The formula was no longer valid. But the biggest problem for Demna ain’t VETEMENTS. There’s no way to distinguish Balenciaga from his own brand these days. It’s hard to say if a piece from VETEMENTS SS16 collection is theirs or Balenciaga’s SS20. This screams loudly one thing: Demna’s creativity is very limited. We obviously have to thank him for embracing the ugly and making it a trend that has trapped the rest of brands and remains present. Chunky sneakers revived thanks to him too and now basics are fashionable like never before. But for someone who comes from the Amberes Royal Academy of Fine Arts and with such an outstanding professional background the expectation is high like the sky.
Though VETEMENTS arrived in a very appropriate moment for the fashion industry, it took very little to discover that it wasn’t destined to last. The artistic resources applied in every collection were very very similar to the previous ones.

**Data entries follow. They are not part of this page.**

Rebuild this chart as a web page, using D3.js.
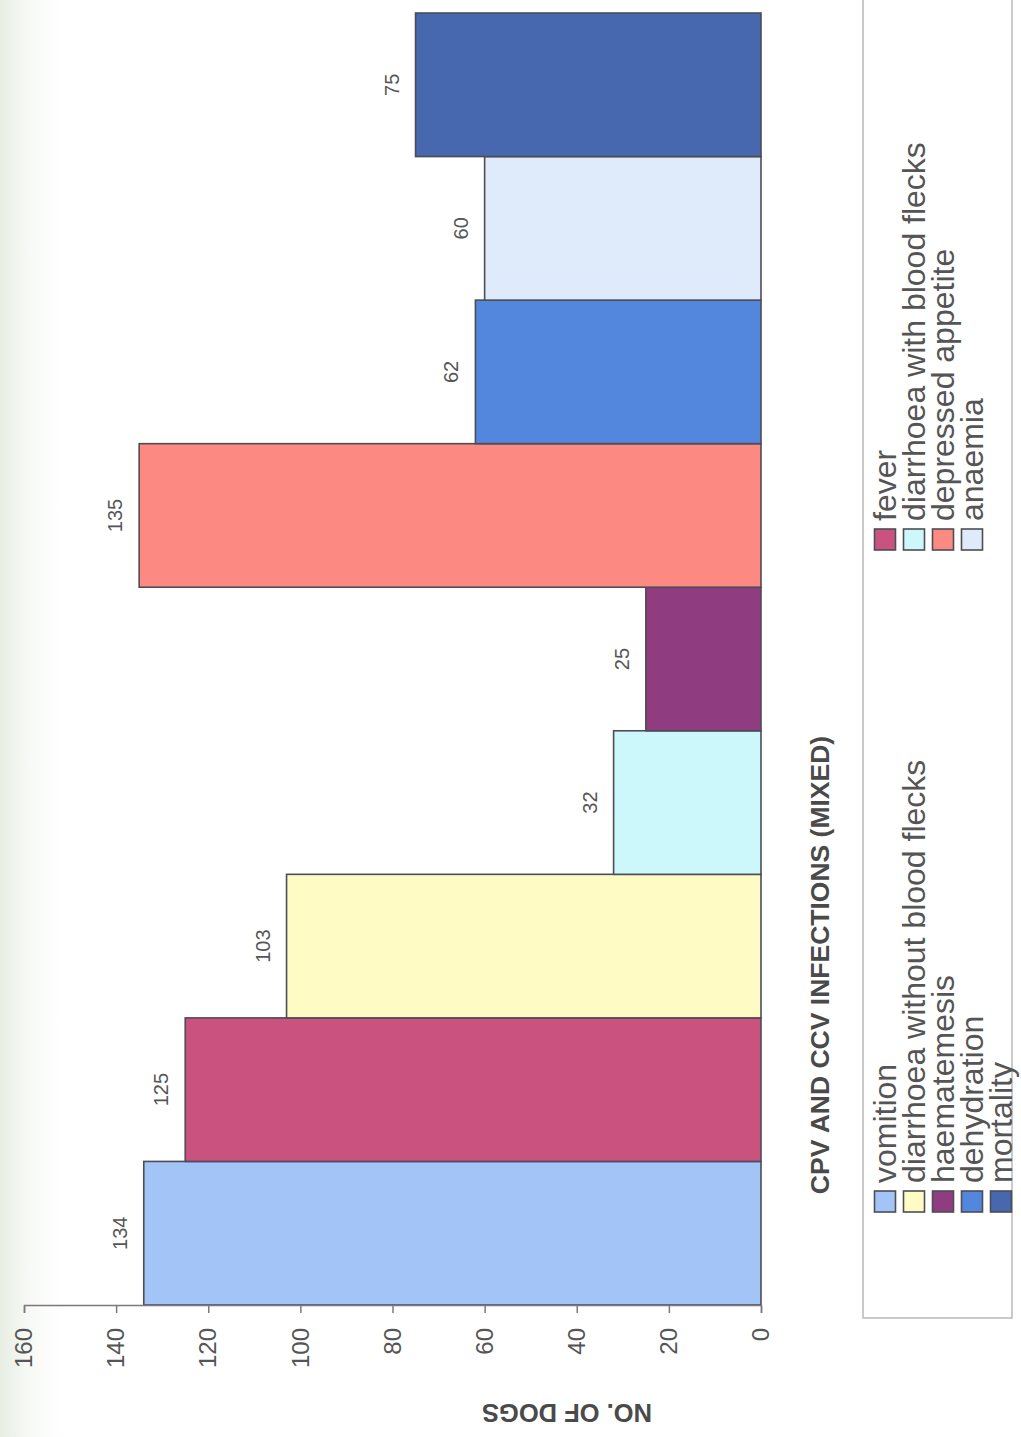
<!DOCTYPE html>
<html>
<head>
<meta charset="utf-8">
<script src="https://cdn.jsdelivr.net/npm/d3@7"></script>
<style>
  html, body { margin: 0; padding: 0; background: #fff; }
  svg { display: block; font-family: "Liberation Sans", Arial, sans-serif; }
</style>
</head>
<body>
<svg id="chart" width="1021" height="1437"></svg>
<script>
// Clinical signs observed in dogs with mixed CPV + CCV infection
const categories = [
  "vomition", "fever", "diarrhoea without blood flecks", "diarrhoea with blood flecks",
  "haematemesis", "depressed appetite", "dehydration", "anaemia", "mortality"
];
const values = [134, 125, 103, 32, 25, 135, 62, 60, 75];
const colors = [
  "#a3c4f6", "#c9527e", "#fffbc4", "#cdf8fb", "#8f3c80",
  "#fc8a82", "#5386dd", "#dfebfb", "#4767ae"
];
const valueTicks = [0, 20, 40, 60, 80, 100, 120, 140, 160];
const chartTitle = "CPV AND CCV INFECTIONS (MIXED)";
const valueTitle = "NO. OF DOGS";

const W = 1021, H = 1437;
const svg = d3.select("#chart");

// faint paper tint along the left edge
const defs = svg.append("defs");
const grad = defs.append("linearGradient").attr("id", "edgeTint")
  .attr("x1", 0).attr("x2", 1).attr("y1", 0).attr("y2", 0);
grad.append("stop").attr("offset", 0).attr("stop-color", "#e6ede2");
grad.append("stop").attr("offset", 1).attr("stop-color", "#ffffff").attr("stop-opacity", 0);
svg.append("rect").attr("x", 0).attr("y", 0).attr("width", 70).attr("height", H)
  .attr("fill", "url(#edgeTint)");

// The whole page is laid out landscape and turned a quarter turn counter-clockwise.
const g = svg.append("g").attr("transform", `translate(0,${H}) rotate(-90)`);

const x = d3.scaleBand().domain(categories).range([132, 1424]).paddingInner(0).paddingOuter(0);
const y = d3.scaleLinear().domain([0, 160]).range([761, 24]);

// legend frame
g.append("rect")
  .attr("x", 119).attr("y", 863)
  .attr("width", 1340).attr("height", 149)
  .attr("fill", "#fff").attr("stroke", "#b9b9b9").attr("stroke-width", 1.5);

// bars
g.selectAll("rect.bar").data(values).join("rect")
  .attr("class", "bar")
  .attr("x", (d, i) => x(categories[i]))
  .attr("width", x.bandwidth())
  .attr("y", d => y(d))
  .attr("height", d => y(0) - y(d))
  .attr("fill", (d, i) => colors[i])
  .attr("stroke", "#4d4d55").attr("stroke-width", 1.6);

// value labels
g.selectAll("text.val").data(values).join("text")
  .attr("class", "val")
  .attr("x", (d, i) => x(categories[i]) + x.bandwidth() / 2)
  .attr("y", d => y(d) - 17)
  .attr("text-anchor", "middle")
  .attr("font-size", 20)
  .attr("fill", "#555")
  .text(d => d);

// value axis
const axis = g.append("g").attr("transform", "translate(131,0)")
  .call(d3.axisLeft(y).tickValues(valueTicks).tickSize(7).tickPadding(15));
axis.select(".domain").attr("stroke", "#7a7a7a").attr("stroke-width", 1.5);
axis.selectAll(".tick line").attr("stroke", "#7a7a7a").attr("stroke-width", 1.5);
axis.selectAll(".tick text")
  .attr("font-size", 24)
  .attr("font-family", "\"Liberation Sans\", Arial, sans-serif")
  .attr("fill", "#555");

// axis title
g.append("text")
  .attr("transform", "translate(33,567) rotate(-90)")
  .attr("text-anchor", "middle")
  .attr("font-size", 25.5).attr("font-weight", "bold")
  .attr("fill", "#4a4a4a")
  .text(valueTitle);

// chart title
g.append("text")
  .attr("x", 472).attr("y", 829)
  .attr("text-anchor", "middle")
  .attr("font-size", 26.5).attr("font-weight", "bold")
  .attr("fill", "#4a4a4a")
  .text(chartTitle);

// legend: two columns, filled row by row
const legendColX = [225, 887];
const legendRowY = 885, legendRowStep = 29;
const items = g.selectAll("g.leg").data(categories).join("g")
  .attr("class", "leg")
  .attr("transform", (d, i) => `translate(${legendColX[i % 2]},${legendRowY + Math.floor(i / 2) * legendRowStep})`);
items.append("rect")
  .attr("x", 0).attr("y", -10.5).attr("width", 21).attr("height", 21)
  .attr("fill", (d, i) => colors[i])
  .attr("stroke", "#4d4d55").attr("stroke-width", 1.6);
items.append("text")
  .attr("x", 29).attr("y", 11)
  .attr("font-size", 32)
  .attr("fill", "#555")
  .text(d => d);
</script>
</body>
</html>
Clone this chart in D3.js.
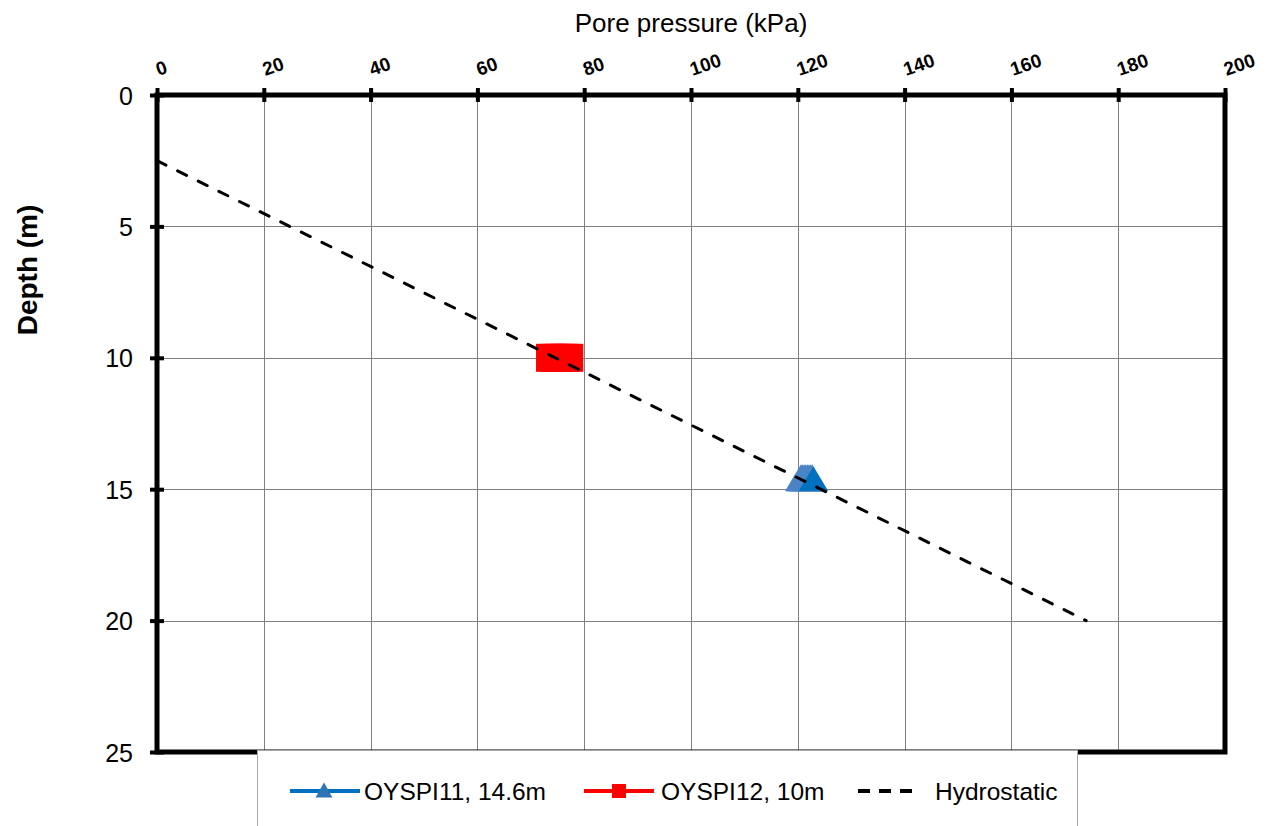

The interest of the customers dropped dramatically, going from a luxury, celebs-favourite brand to an outlet one in one year. Demna himself boycotted his brand, offering almost the same designs in Balenciaga but with better materials and a lower price tag. That made everyone move from V to B.
Experts say that from a retail point of view, VETEMENTS is dead. Will Balenciaga (@balenciaga) suffer the Gvasalia effect? Should the Zurich-based designer swerve his imagery before crashing a major brand like Balenciaga? Now everything around Demna is full of doubts and the fashion moguls are expecting a reaction from him after leaving his brand. Will he be capable? He’s not the only one in this situation. Virgil Abloh is influencing Louis Vuitton with his Off-White imaginary, Raf Simons saw how Calvin Klein took a big portion of his creative energy and JW Anderson’s own collections are losing strength in favor of LOEWE’s to name some.
Demna said BYETEMENTS. We hope he’s not on his way to BYELENCIAGA too.